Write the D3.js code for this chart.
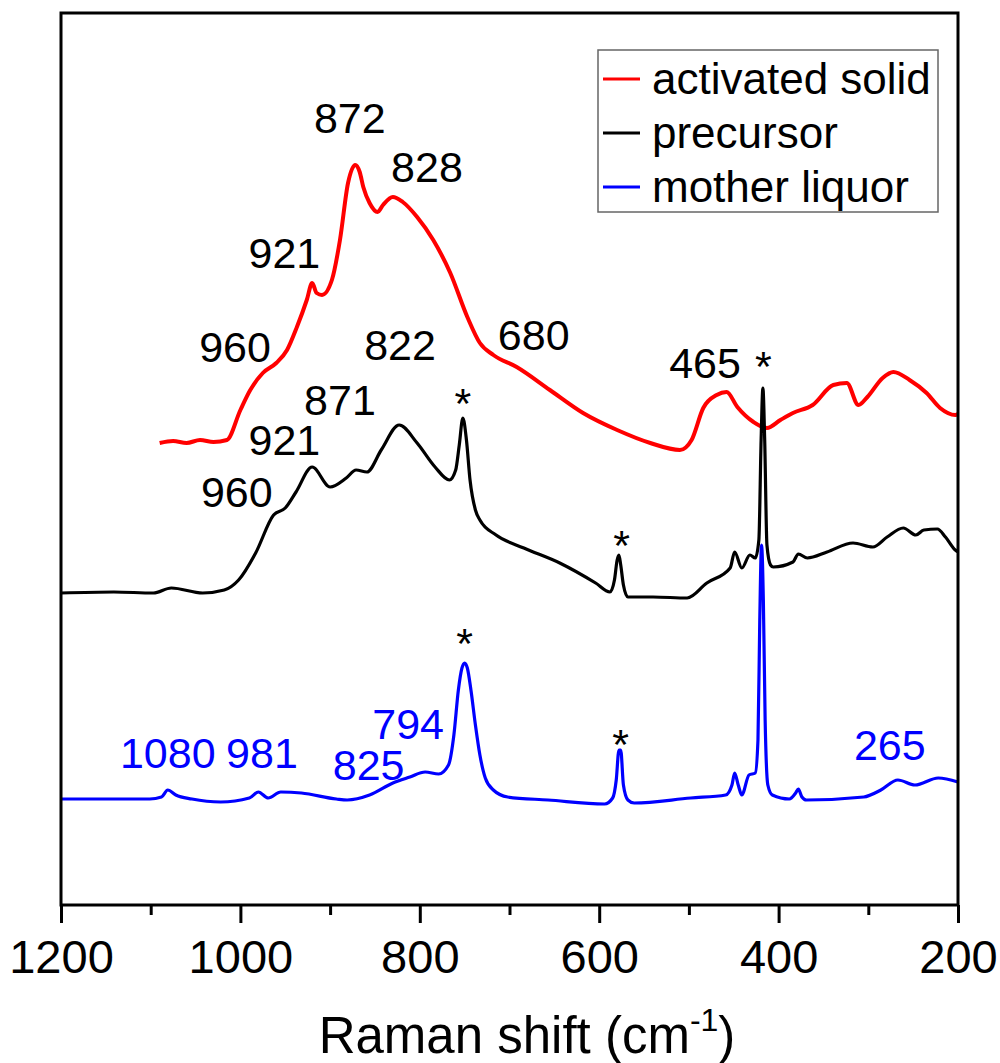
<!DOCTYPE html>
<html>
<head>
<meta charset="utf-8">
<script src="https://cdn.jsdelivr.net/npm/d3@7"></script>
<style>
  body { margin: 0; background: #fff; }
  text { font-family: "Liberation Sans", Arial, sans-serif; }
</style>
</head>
<body>
<svg id="chart" width="1000" height="1063"></svg>
<script>
// Raman spectra, intensity in arbitrary units (stacked with offsets)
const shiftTicks = [1200, 1000, 800, 600, 400, 200];
const minorTicks = [1100, 900, 700, 500, 300];

const activatedSolid = [
  [1090, 462], [1075, 464], [1060, 462], [1045, 465], [1030, 463], [1015, 465],
  [1000, 495], [989, 515], [975, 532], [960, 542], [948, 555], [937, 578],
  [926, 605], [920, 622], [915, 612], [909, 610], [898, 625], [889, 665],
  [880, 722], [872, 740], [867, 733], [863, 718], [856, 702], [847, 693],
  [841, 700], [830, 708], [819, 703], [803, 688], [785, 665], [766, 632],
  [747, 588], [733, 562], [718, 550], [692, 538], [655, 515], [618, 492],
  [580, 475], [543, 462], [510, 455], [497, 465], [484, 497], [469, 510],
  [458, 513], [446, 498], [428, 483], [413, 477], [398, 485], [384, 492],
  [362, 500], [339, 520], [324, 522], [311, 500], [301, 508], [284, 527],
  [272, 533], [254, 525], [235, 512], [220, 497], [203, 490], [200, 491]
];

const precursor = [
  [1200, 312], [1141, 313], [1097, 312], [1077, 317], [1042, 312], [1018, 315],
  [1002, 325], [983, 352], [963, 390], [950, 397], [938, 413], [920, 438],
  [900, 418], [882, 427], [871, 435], [859, 433], [843, 455], [823, 480],
  [803, 462], [783, 438], [767, 425], [760, 435], [756, 460], [752, 487],
  [748, 465], [744, 425], [738, 395], [733, 385], [715, 370], [684, 357],
  [644, 342], [604, 322], [588, 313], [583, 325], [580, 345], [578, 350],
  [576, 340], [573, 320], [568, 308], [540, 308], [502, 307], [480, 322],
  [454, 337], [449, 353], [441, 337], [432, 350], [426, 347], [422, 365],
  [419.5, 465], [417.5, 517], [415.5, 465], [413, 360], [409, 340], [406, 338],
  [384, 343], [378, 351], [368, 347], [346, 353], [317, 362], [295, 358],
  [279, 368], [261, 377], [247, 370], [238, 375], [223, 376], [214, 368],
  [203, 355], [200, 353]
];

const motherLiquor = [
  [1200, 106], [1101, 106], [1088, 108], [1081, 115], [1072, 110], [1054, 106],
  [1022, 103], [990, 107], [980, 113], [969, 107], [955, 113], [932, 112],
  [893, 106], [881, 105], [856, 110], [830, 122], [811, 128], [794, 133],
  [779, 131], [768, 140], [762, 170], [757, 215], [753, 237], [750, 242],
  [747, 237], [743, 215], [738, 180], [733, 150], [727, 127], [718, 115],
  [702, 108], [657, 105], [594, 101], [585, 107], [581, 125], [578, 155],
  [576, 155], [573, 120], [568, 105], [561, 102], [498, 107], [459, 110],
  [452, 120], [449, 132], [445, 120], [441, 110], [433, 130], [426, 132],
  [423, 165], [421, 285], [419, 360], [417, 305], [415, 185], [412, 120],
  [407, 110], [388, 106], [381, 112], [378, 116], [374, 108], [369, 105],
  [305, 108], [286, 115], [267, 125], [248, 120], [222, 127], [200, 123]
];

const seriesNames = ["activated solid", "precursor", "mother liquor"];
const seriesColors = ["#ff0000", "#000000", "#0000ff"];
const seriesWidths = [4, 3.2, 3.2];
const seriesData = [activatedSolid, precursor, motherLiquor];

// peak labels: [text, shift, intensity, colour index]
const peakLabels = [
  ["872", 878, 772, 1], ["828", 792, 723, 1], ["921", 951, 637, 1],
  ["960", 1006, 543, 1], ["822", 822, 545, 1], ["680", 673, 555, 1],
  ["871", 889, 490, 1], ["921", 951, 450, 1], ["960", 1004, 398, 1],
  ["465", 482, 527, 1],
  ["1080", 1081, 137, 2], ["981", 976, 137, 2], ["825", 857, 125, 2],
  ["794", 813, 166, 2], ["265", 276, 145, 2]
];
// asterisks mark bands of the reference solvent
const starMarks = [[752, 487], [417, 524], [575, 345], [750, 247], [576, 146]];

const svg = d3.select("#chart");
const margin = { top: 13, right: 42, bottom: 158, left: 61 };
const width = 1000 - margin.left - margin.right,
  height = 1063 - margin.top - margin.bottom;

const g = svg.append("g")
  .attr("transform", `translate(${margin.left},${margin.top})`);

const x = d3.scaleLinear().domain([1200, 200]).range([0, width]);
const y = d3.scaleLinear().domain([0, height]).range([height, 0]);

const line = d3.line()
  .x(d => x(d[0]))
  .y(d => y(d[1]))
  .curve(d3.curveMonotoneX);

// spectra
seriesData.forEach((data, i) => {
  g.append("path")
    .datum(data)
    .attr("fill", "none")
    .attr("stroke", seriesColors[i])
    .attr("stroke-width", seriesWidths[i])
    .attr("stroke-linejoin", "round")
    .attr("d", line);
});

// labels
g.selectAll(".peak")
  .data(peakLabels)
  .enter()
  .append("text")
  .attr("class", "peak")
  .attr("x", d => x(d[1]))
  .attr("y", d => y(d[2]))
  .attr("text-anchor", "middle")
  .attr("font-size", 43)
  .attr("fill", d => seriesColors[d[3]])
  .text(d => d[0]);

g.selectAll(".star")
  .data(starMarks)
  .enter()
  .append("text")
  .attr("class", "star")
  .attr("x", d => x(d[0]))
  .attr("y", d => y(d[1]))
  .attr("text-anchor", "middle")
  .attr("font-size", 43)
  .attr("fill", "#000")
  .text("*");

// frame
g.append("rect")
  .attr("width", width)
  .attr("height", height)
  .attr("fill", "none")
  .attr("stroke", "#000")
  .attr("stroke-width", 3);

// x axis
const xAxis = g.append("g")
  .attr("transform", `translate(0,${height})`)
  .call(d3.axisBottom(x).tickValues(shiftTicks).tickFormat(d3.format("d"))
    .tickSize(18).tickSizeOuter(0));
xAxis.select(".domain").remove();
xAxis.selectAll(".tick line").attr("stroke-width", 3);
xAxis.selectAll("text")
  .attr("y", 68)
  .attr("dy", 0)
  .attr("font-size", 47)
  .attr("fill", "#000");

const xMinor = g.append("g")
  .attr("transform", `translate(0,${height})`)
  .call(d3.axisBottom(x).tickValues(minorTicks).tickSize(10).tickFormat(""));
xMinor.select(".domain").remove();
xMinor.selectAll(".tick line").attr("stroke-width", 3);

// axis title
const title = svg.append("text")
  .attr("x", 527)
  .attr("y", 1053)
  .attr("text-anchor", "middle")
  .attr("font-size", 51)
  .attr("fill", "#000");
title.append("tspan").text("Raman shift (cm");
title.append("tspan").attr("font-size", 32).attr("dy", -22).text("-1");
title.append("tspan").attr("dy", 22).text(")");

// legend
const legend = g.append("g").attr("transform", `translate(${598 - margin.left},${50 - margin.top})`);
legend.append("rect")
  .attr("width", 340)
  .attr("height", 162)
  .attr("fill", "#fff")
  .attr("stroke", "#666")
  .attr("stroke-width", 1.5);

seriesNames.forEach((name, i) => {
  const row = legend.append("g").attr("transform", `translate(0,${29 + i * 54})`);
  row.append("line")
    .attr("x1", 5)
    .attr("x2", 42)
    .attr("stroke", seriesColors[i])
    .attr("stroke-width", 3);
  row.append("text")
    .attr("x", 54)
    .attr("y", 15)
    .attr("font-size", 44)
    .attr("fill", "#000")
    .text(name);
});
</script>
</body>
</html>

──────

*Exercise brief*
Set the data above down again exactly as given, with no pictures.

*Task answer*
Write the D3.js code for this chart.
<!DOCTYPE html>
<html>
<head>
<meta charset="utf-8">
<script src="https://cdn.jsdelivr.net/npm/d3@7"></script>
<style>
  body { margin: 0; background: #fff; }
  text { font-family: "Liberation Sans", Arial, sans-serif; }
</style>
</head>
<body>
<svg id="chart" width="1000" height="1063"></svg>
<script>
// Raman spectra, intensity in arbitrary units (stacked with offsets)
const shiftTicks = [1200, 1000, 800, 600, 400, 200];
const minorTicks = [1100, 900, 700, 500, 300];

const activatedSolid = [
  [1090, 462], [1075, 464], [1060, 462], [1045, 465], [1030, 463], [1015, 465],
  [1000, 495], [989, 515], [975, 532], [960, 542], [948, 555], [937, 578],
  [926, 605], [920, 622], [915, 612], [909, 610], [898, 625], [889, 665],
  [880, 722], [872, 740], [867, 733], [863, 718], [856, 702], [847, 693],
  [841, 700], [830, 708], [819, 703], [803, 688], [785, 665], [766, 632],
  [747, 588], [733, 562], [718, 550], [692, 538], [655, 515], [618, 492],
  [580, 475], [543, 462], [510, 455], [497, 465], [484, 497], [469, 510],
  [458, 513], [446, 498], [428, 483], [413, 477], [398, 485], [384, 492],
  [362, 500], [339, 520], [324, 522], [311, 500], [301, 508], [284, 527],
  [272, 533], [254, 525], [235, 512], [220, 497], [203, 490], [200, 491]
];

const precursor = [
  [1200, 312], [1141, 313], [1097, 312], [1077, 317], [1042, 312], [1018, 315],
  [1002, 325], [983, 352], [963, 390], [950, 397], [938, 413], [920, 438],
  [900, 418], [882, 427], [871, 435], [859, 433], [843, 455], [823, 480],
  [803, 462], [783, 438], [767, 425], [760, 435], [756, 460], [752, 487],
  [748, 465], [744, 425], [738, 395], [733, 385], [715, 370], [684, 357],
  [644, 342], [604, 322], [588, 313], [583, 325], [580, 345], [578, 350],
  [576, 340], [573, 320], [568, 308], [540, 308], [502, 307], [480, 322],
  [454, 337], [449, 353], [441, 337], [432, 350], [426, 347], [422, 365],
  [419.5, 465], [417.5, 517], [415.5, 465], [413, 360], [409, 340], [406, 338],
  [384, 343], [378, 351], [368, 347], [346, 353], [317, 362], [295, 358],
  [279, 368], [261, 377], [247, 370], [238, 375], [223, 376], [214, 368],
  [203, 355], [200, 353]
];

const motherLiquor = [
  [1200, 106], [1101, 106], [1088, 108], [1081, 115], [1072, 110], [1054, 106],
  [1022, 103], [990, 107], [980, 113], [969, 107], [955, 113], [932, 112],
  [893, 106], [881, 105], [856, 110], [830, 122], [811, 128], [794, 133],
  [779, 131], [768, 140], [762, 170], [757, 215], [753, 237], [750, 242],
  [747, 237], [743, 215], [738, 180], [733, 150], [727, 127], [718, 115],
  [702, 108], [657, 105], [594, 101], [585, 107], [581, 125], [578, 155],
  [576, 155], [573, 120], [568, 105], [561, 102], [498, 107], [459, 110],
  [452, 120], [449, 132], [445, 120], [441, 110], [433, 130], [426, 132],
  [423, 165], [421, 285], [419, 360], [417, 305], [415, 185], [412, 120],
  [407, 110], [388, 106], [381, 112], [378, 116], [374, 108], [369, 105],
  [305, 108], [286, 115], [267, 125], [248, 120], [222, 127], [200, 123]
];

const seriesNames = ["activated solid", "precursor", "mother liquor"];
const seriesColors = ["#ff0000", "#000000", "#0000ff"];
const seriesWidths = [4, 3.2, 3.2];
const seriesData = [activatedSolid, precursor, motherLiquor];

// peak labels: [text, shift, intensity, colour index]
const peakLabels = [
  ["872", 878, 772, 1], ["828", 792, 723, 1], ["921", 951, 637, 1],
  ["960", 1006, 543, 1], ["822", 822, 545, 1], ["680", 673, 555, 1],
  ["871", 889, 490, 1], ["921", 951, 450, 1], ["960", 1004, 398, 1],
  ["465", 482, 527, 1],
  ["1080", 1081, 137, 2], ["981", 976, 137, 2], ["825", 857, 125, 2],
  ["794", 813, 166, 2], ["265", 276, 145, 2]
];
// asterisks mark bands of the reference solvent
const starMarks = [[752, 487], [417, 524], [575, 345], [750, 247], [576, 146]];

const svg = d3.select("#chart");
const margin = { top: 13, right: 42, bottom: 158, left: 61 };
const width = 1000 - margin.left - margin.right,
  height = 1063 - margin.top - margin.bottom;

const g = svg.append("g")
  .attr("transform", `translate(${margin.left},${margin.top})`);

const x = d3.scaleLinear().domain([1200, 200]).range([0, width]);
const y = d3.scaleLinear().domain([0, height]).range([height, 0]);

const line = d3.line()
  .x(d => x(d[0]))
  .y(d => y(d[1]))
  .curve(d3.curveMonotoneX);

// spectra
seriesData.forEach((data, i) => {
  g.append("path")
    .datum(data)
    .attr("fill", "none")
    .attr("stroke", seriesColors[i])
    .attr("stroke-width", seriesWidths[i])
    .attr("stroke-linejoin", "round")
    .attr("d", line);
});

// labels
g.selectAll(".peak")
  .data(peakLabels)
  .enter()
  .append("text")
  .attr("class", "peak")
  .attr("x", d => x(d[1]))
  .attr("y", d => y(d[2]))
  .attr("text-anchor", "middle")
  .attr("font-size", 43)
  .attr("fill", d => seriesColors[d[3]])
  .text(d => d[0]);

g.selectAll(".star")
  .data(starMarks)
  .enter()
  .append("text")
  .attr("class", "star")
  .attr("x", d => x(d[0]))
  .attr("y", d => y(d[1]))
  .attr("text-anchor", "middle")
  .attr("font-size", 43)
  .attr("fill", "#000")
  .text("*");

// frame
g.append("rect")
  .attr("width", width)
  .attr("height", height)
  .attr("fill", "none")
  .attr("stroke", "#000")
  .attr("stroke-width", 3);

// x axis
const xAxis = g.append("g")
  .attr("transform", `translate(0,${height})`)
  .call(d3.axisBottom(x).tickValues(shiftTicks).tickFormat(d3.format("d"))
    .tickSize(18).tickSizeOuter(0));
xAxis.select(".domain").remove();
xAxis.selectAll(".tick line").attr("stroke-width", 3);
xAxis.selectAll("text")
  .attr("y", 68)
  .attr("dy", 0)
  .attr("font-size", 47)
  .attr("fill", "#000");

const xMinor = g.append("g")
  .attr("transform", `translate(0,${height})`)
  .call(d3.axisBottom(x).tickValues(minorTicks).tickSize(10).tickFormat(""));
xMinor.select(".domain").remove();
xMinor.selectAll(".tick line").attr("stroke-width", 3);

// axis title
const title = svg.append("text")
  .attr("x", 527)
  .attr("y", 1053)
  .attr("text-anchor", "middle")
  .attr("font-size", 51)
  .attr("fill", "#000");
title.append("tspan").text("Raman shift (cm");
title.append("tspan").attr("font-size", 32).attr("dy", -22).text("-1");
title.append("tspan").attr("dy", 22).text(")");

// legend
const legend = g.append("g").attr("transform", `translate(${598 - margin.left},${50 - margin.top})`);
legend.append("rect")
  .attr("width", 340)
  .attr("height", 162)
  .attr("fill", "#fff")
  .attr("stroke", "#666")
  .attr("stroke-width", 1.5);

seriesNames.forEach((name, i) => {
  const row = legend.append("g").attr("transform", `translate(0,${29 + i * 54})`);
  row.append("line")
    .attr("x1", 5)
    .attr("x2", 42)
    .attr("stroke", seriesColors[i])
    .attr("stroke-width", 3);
  row.append("text")
    .attr("x", 54)
    .attr("y", 15)
    .attr("font-size", 44)
    .attr("fill", "#000")
    .text(name);
});
</script>
</body>
</html>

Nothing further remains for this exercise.